■ What the task requires ■
Write the lines out again, from the top of the material to the line containing "var yMajor = [50, 60, 70, 80, 90, 100, 110, 120];", pictures excluded.
"""
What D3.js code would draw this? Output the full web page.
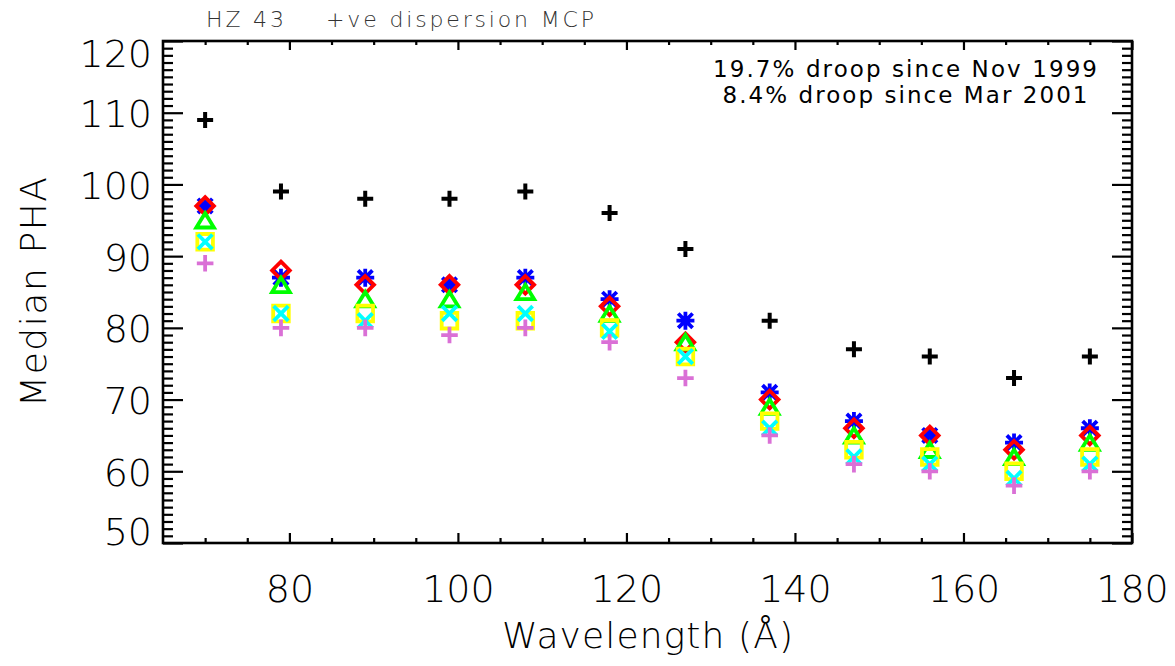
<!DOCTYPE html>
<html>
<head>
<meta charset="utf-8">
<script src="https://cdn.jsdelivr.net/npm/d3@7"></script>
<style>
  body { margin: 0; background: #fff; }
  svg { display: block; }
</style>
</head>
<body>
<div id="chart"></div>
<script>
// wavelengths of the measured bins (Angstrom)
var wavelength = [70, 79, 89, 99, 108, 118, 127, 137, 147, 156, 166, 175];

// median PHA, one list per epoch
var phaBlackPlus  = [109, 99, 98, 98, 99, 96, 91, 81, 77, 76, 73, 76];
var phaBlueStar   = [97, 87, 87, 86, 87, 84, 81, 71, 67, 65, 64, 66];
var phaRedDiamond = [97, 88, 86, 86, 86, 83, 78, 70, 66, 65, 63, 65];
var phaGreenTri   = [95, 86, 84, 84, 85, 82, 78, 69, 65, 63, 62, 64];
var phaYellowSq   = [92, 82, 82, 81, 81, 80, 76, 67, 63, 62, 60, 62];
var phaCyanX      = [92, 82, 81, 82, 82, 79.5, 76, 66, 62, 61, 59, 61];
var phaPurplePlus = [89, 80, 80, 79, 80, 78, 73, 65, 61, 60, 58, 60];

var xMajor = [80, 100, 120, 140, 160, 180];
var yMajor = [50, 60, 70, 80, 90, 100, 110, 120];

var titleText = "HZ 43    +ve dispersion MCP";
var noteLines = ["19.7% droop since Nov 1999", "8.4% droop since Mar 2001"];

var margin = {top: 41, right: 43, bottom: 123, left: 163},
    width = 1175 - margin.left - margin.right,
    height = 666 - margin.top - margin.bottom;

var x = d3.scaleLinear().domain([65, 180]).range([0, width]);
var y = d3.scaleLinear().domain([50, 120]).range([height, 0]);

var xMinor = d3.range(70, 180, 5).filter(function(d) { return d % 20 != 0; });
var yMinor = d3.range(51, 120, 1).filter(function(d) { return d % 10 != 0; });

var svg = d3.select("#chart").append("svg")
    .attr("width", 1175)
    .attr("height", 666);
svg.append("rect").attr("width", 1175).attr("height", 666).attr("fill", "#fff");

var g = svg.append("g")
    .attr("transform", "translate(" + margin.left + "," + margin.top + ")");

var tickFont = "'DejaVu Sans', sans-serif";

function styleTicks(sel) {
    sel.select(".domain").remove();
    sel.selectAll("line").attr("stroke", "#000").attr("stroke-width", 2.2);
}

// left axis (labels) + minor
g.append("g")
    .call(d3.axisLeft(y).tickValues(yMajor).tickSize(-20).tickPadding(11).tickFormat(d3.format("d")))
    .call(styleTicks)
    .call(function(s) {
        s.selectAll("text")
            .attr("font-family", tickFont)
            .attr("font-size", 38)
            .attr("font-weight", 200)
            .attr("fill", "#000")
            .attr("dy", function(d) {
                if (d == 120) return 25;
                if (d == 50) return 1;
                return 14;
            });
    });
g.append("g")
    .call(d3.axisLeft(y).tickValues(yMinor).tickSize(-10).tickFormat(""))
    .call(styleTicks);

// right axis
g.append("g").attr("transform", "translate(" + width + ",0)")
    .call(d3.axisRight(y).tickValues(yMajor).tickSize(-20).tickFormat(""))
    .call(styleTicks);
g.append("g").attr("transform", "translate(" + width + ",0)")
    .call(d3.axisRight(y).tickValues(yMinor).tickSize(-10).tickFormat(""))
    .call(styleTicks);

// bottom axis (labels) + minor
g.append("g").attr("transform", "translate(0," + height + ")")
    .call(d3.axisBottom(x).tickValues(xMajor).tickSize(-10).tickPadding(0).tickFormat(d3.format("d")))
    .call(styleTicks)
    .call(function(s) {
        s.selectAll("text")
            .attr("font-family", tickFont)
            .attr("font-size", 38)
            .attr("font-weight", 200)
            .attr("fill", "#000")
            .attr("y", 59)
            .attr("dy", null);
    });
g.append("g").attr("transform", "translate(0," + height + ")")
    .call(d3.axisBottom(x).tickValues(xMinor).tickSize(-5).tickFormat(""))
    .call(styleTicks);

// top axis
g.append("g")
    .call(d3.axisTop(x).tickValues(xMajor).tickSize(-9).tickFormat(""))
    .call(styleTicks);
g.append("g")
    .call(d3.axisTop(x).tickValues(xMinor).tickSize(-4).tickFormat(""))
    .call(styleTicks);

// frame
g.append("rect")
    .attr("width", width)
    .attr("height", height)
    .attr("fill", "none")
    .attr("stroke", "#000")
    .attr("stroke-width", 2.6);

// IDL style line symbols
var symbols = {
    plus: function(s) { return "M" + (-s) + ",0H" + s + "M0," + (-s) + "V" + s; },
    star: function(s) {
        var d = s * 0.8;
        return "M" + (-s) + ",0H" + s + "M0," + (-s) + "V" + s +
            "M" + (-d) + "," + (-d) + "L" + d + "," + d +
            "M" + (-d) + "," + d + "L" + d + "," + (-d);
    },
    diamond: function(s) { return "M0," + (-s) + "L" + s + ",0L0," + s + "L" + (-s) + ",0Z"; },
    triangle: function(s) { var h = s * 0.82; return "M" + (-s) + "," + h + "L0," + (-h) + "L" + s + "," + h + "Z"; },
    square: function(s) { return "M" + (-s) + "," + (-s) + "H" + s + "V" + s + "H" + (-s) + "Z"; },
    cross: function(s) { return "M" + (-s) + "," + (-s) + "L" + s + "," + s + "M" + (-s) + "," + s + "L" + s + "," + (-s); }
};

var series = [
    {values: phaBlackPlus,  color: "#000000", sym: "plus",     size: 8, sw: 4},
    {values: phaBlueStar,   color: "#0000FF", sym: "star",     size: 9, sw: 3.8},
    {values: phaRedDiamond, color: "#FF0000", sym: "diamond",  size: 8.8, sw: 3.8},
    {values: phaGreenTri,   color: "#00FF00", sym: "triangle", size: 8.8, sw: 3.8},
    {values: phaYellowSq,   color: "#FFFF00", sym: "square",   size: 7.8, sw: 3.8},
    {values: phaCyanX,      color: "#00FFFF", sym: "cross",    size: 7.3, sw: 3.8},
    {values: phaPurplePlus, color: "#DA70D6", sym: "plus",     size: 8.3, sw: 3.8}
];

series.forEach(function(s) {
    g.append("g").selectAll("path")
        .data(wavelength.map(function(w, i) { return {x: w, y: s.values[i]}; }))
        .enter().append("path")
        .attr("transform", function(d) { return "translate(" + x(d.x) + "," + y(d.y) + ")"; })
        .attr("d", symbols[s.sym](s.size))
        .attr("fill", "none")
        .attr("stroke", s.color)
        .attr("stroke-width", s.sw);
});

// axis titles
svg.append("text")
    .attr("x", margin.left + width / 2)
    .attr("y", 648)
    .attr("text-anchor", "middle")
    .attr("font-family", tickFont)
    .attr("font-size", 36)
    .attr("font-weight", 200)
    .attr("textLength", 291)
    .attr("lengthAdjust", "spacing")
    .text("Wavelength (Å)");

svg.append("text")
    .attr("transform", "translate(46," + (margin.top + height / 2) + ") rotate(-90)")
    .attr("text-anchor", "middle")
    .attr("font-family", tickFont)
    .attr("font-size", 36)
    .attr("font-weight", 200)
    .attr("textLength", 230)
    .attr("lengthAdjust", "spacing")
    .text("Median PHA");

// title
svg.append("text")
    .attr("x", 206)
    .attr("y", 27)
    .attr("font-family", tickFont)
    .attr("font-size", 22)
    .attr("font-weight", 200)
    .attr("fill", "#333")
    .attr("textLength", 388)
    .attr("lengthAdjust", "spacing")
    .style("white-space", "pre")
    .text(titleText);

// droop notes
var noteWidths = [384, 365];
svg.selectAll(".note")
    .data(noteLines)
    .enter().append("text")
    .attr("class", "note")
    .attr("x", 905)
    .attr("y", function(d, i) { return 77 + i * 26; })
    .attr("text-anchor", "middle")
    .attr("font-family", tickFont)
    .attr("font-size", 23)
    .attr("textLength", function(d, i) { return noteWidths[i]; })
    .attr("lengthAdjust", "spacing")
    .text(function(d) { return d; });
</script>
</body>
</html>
"""
■ Written response ■
What D3.js code would draw this? Output the full web page.
<!DOCTYPE html>
<html>
<head>
<meta charset="utf-8">
<script src="https://cdn.jsdelivr.net/npm/d3@7"></script>
<style>
  body { margin: 0; background: #fff; }
  svg { display: block; }
</style>
</head>
<body>
<div id="chart"></div>
<script>
// wavelengths of the measured bins (Angstrom)
var wavelength = [70, 79, 89, 99, 108, 118, 127, 137, 147, 156, 166, 175];

// median PHA, one list per epoch
var phaBlackPlus  = [109, 99, 98, 98, 99, 96, 91, 81, 77, 76, 73, 76];
var phaBlueStar   = [97, 87, 87, 86, 87, 84, 81, 71, 67, 65, 64, 66];
var phaRedDiamond = [97, 88, 86, 86, 86, 83, 78, 70, 66, 65, 63, 65];
var phaGreenTri   = [95, 86, 84, 84, 85, 82, 78, 69, 65, 63, 62, 64];
var phaYellowSq   = [92, 82, 82, 81, 81, 80, 76, 67, 63, 62, 60, 62];
var phaCyanX      = [92, 82, 81, 82, 82, 79.5, 76, 66, 62, 61, 59, 61];
var phaPurplePlus = [89, 80, 80, 79, 80, 78, 73, 65, 61, 60, 58, 60];

var xMajor = [80, 100, 120, 140, 160, 180];
var yMajor = [50, 60, 70, 80, 90, 100, 110, 120];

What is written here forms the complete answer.